(Data block)
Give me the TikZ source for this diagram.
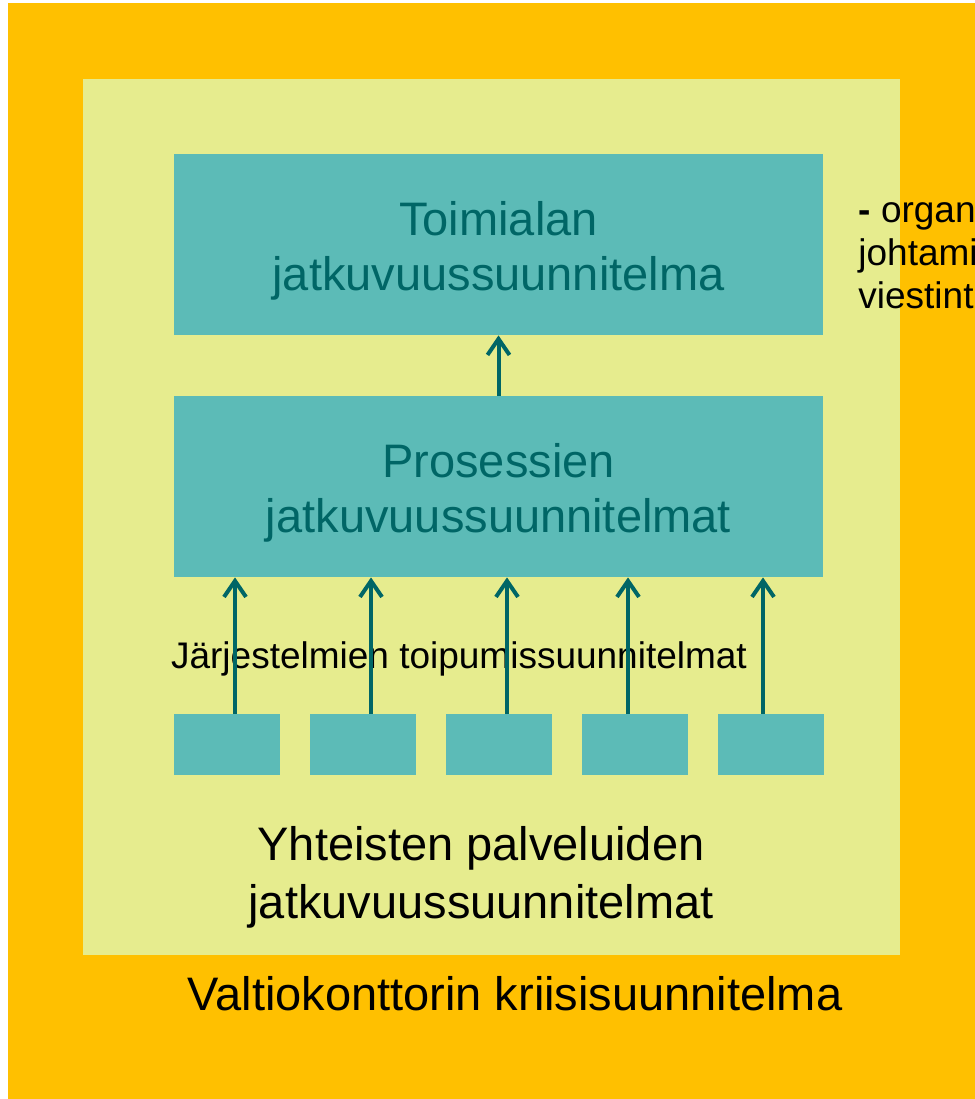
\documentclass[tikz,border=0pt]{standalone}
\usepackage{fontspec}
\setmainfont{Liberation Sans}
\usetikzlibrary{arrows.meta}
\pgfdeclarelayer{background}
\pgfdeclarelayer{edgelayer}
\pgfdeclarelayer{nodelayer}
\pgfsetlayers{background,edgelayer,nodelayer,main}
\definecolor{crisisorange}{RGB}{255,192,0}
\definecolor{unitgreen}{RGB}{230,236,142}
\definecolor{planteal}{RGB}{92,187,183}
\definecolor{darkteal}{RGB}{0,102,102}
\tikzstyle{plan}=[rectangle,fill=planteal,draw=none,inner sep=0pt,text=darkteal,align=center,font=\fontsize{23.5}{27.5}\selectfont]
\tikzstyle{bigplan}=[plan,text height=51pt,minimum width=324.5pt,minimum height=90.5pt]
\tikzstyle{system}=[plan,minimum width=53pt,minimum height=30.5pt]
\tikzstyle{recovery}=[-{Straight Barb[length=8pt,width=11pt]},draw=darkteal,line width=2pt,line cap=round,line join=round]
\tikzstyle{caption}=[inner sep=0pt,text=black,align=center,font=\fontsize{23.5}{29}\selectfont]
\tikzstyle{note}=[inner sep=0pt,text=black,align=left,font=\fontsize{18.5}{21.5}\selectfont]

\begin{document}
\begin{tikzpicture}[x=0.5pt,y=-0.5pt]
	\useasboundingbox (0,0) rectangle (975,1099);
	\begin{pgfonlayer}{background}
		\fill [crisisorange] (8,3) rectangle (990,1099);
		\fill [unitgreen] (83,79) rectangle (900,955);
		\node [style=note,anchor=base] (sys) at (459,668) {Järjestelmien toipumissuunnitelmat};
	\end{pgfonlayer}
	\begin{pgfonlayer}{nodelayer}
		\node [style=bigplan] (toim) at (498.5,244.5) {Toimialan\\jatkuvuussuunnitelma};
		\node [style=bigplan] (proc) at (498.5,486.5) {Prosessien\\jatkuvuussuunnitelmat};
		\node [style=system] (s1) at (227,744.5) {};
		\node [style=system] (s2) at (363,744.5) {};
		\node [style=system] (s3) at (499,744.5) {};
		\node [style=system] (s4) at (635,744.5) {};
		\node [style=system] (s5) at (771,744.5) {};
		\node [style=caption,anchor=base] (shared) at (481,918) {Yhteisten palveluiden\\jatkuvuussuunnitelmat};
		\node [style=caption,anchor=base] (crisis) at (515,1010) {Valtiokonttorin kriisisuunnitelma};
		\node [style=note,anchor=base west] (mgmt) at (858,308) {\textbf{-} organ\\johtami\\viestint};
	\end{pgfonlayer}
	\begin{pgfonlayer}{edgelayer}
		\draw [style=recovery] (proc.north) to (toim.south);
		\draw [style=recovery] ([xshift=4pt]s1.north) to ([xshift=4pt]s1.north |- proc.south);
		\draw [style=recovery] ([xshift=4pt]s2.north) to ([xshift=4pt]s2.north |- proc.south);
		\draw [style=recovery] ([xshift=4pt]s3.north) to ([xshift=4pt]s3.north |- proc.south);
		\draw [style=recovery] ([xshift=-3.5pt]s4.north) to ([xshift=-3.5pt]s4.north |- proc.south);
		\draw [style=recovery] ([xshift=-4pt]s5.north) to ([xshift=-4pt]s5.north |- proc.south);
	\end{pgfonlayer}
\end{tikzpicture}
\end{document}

(Requirement)
Extract every line of the data exactly; pictures stay out.

(Response to the task)
Give me the TikZ source for this diagram.
\documentclass[tikz,border=0pt]{standalone}
\usepackage{fontspec}
\setmainfont{Liberation Sans}
\usetikzlibrary{arrows.meta}
\pgfdeclarelayer{background}
\pgfdeclarelayer{edgelayer}
\pgfdeclarelayer{nodelayer}
\pgfsetlayers{background,edgelayer,nodelayer,main}
\definecolor{crisisorange}{RGB}{255,192,0}
\definecolor{unitgreen}{RGB}{230,236,142}
\definecolor{planteal}{RGB}{92,187,183}
\definecolor{darkteal}{RGB}{0,102,102}
\tikzstyle{plan}=[rectangle,fill=planteal,draw=none,inner sep=0pt,text=darkteal,align=center,font=\fontsize{23.5}{27.5}\selectfont]
\tikzstyle{bigplan}=[plan,text height=51pt,minimum width=324.5pt,minimum height=90.5pt]
\tikzstyle{system}=[plan,minimum width=53pt,minimum height=30.5pt]
\tikzstyle{recovery}=[-{Straight Barb[length=8pt,width=11pt]},draw=darkteal,line width=2pt,line cap=round,line join=round]
\tikzstyle{caption}=[inner sep=0pt,text=black,align=center,font=\fontsize{23.5}{29}\selectfont]
\tikzstyle{note}=[inner sep=0pt,text=black,align=left,font=\fontsize{18.5}{21.5}\selectfont]

\begin{document}
\begin{tikzpicture}[x=0.5pt,y=-0.5pt]
	\useasboundingbox (0,0) rectangle (975,1099);
	\begin{pgfonlayer}{background}
		\fill [crisisorange] (8,3) rectangle (990,1099);
		\fill [unitgreen] (83,79) rectangle (900,955);
		\node [style=note,anchor=base] (sys) at (459,668) {Järjestelmien toipumissuunnitelmat};
	\end{pgfonlayer}
	\begin{pgfonlayer}{nodelayer}
		\node [style=bigplan] (toim) at (498.5,244.5) {Toimialan\\jatkuvuussuunnitelma};
		\node [style=bigplan] (proc) at (498.5,486.5) {Prosessien\\jatkuvuussuunnitelmat};
		\node [style=system] (s1) at (227,744.5) {};
		\node [style=system] (s2) at (363,744.5) {};
		\node [style=system] (s3) at (499,744.5) {};
		\node [style=system] (s4) at (635,744.5) {};
		\node [style=system] (s5) at (771,744.5) {};
		\node [style=caption,anchor=base] (shared) at (481,918) {Yhteisten palveluiden\\jatkuvuussuunnitelmat};
		\node [style=caption,anchor=base] (crisis) at (515,1010) {Valtiokonttorin kriisisuunnitelma};
		\node [style=note,anchor=base west] (mgmt) at (858,308) {\textbf{-} organ\\johtami\\viestint};
	\end{pgfonlayer}
	\begin{pgfonlayer}{edgelayer}
		\draw [style=recovery] (proc.north) to (toim.south);
		\draw [style=recovery] ([xshift=4pt]s1.north) to ([xshift=4pt]s1.north |- proc.south);
		\draw [style=recovery] ([xshift=4pt]s2.north) to ([xshift=4pt]s2.north |- proc.south);
		\draw [style=recovery] ([xshift=4pt]s3.north) to ([xshift=4pt]s3.north |- proc.south);
		\draw [style=recovery] ([xshift=-3.5pt]s4.north) to ([xshift=-3.5pt]s4.north |- proc.south);
		\draw [style=recovery] ([xshift=-4pt]s5.north) to ([xshift=-4pt]s5.north |- proc.south);
	\end{pgfonlayer}
\end{tikzpicture}
\end{document}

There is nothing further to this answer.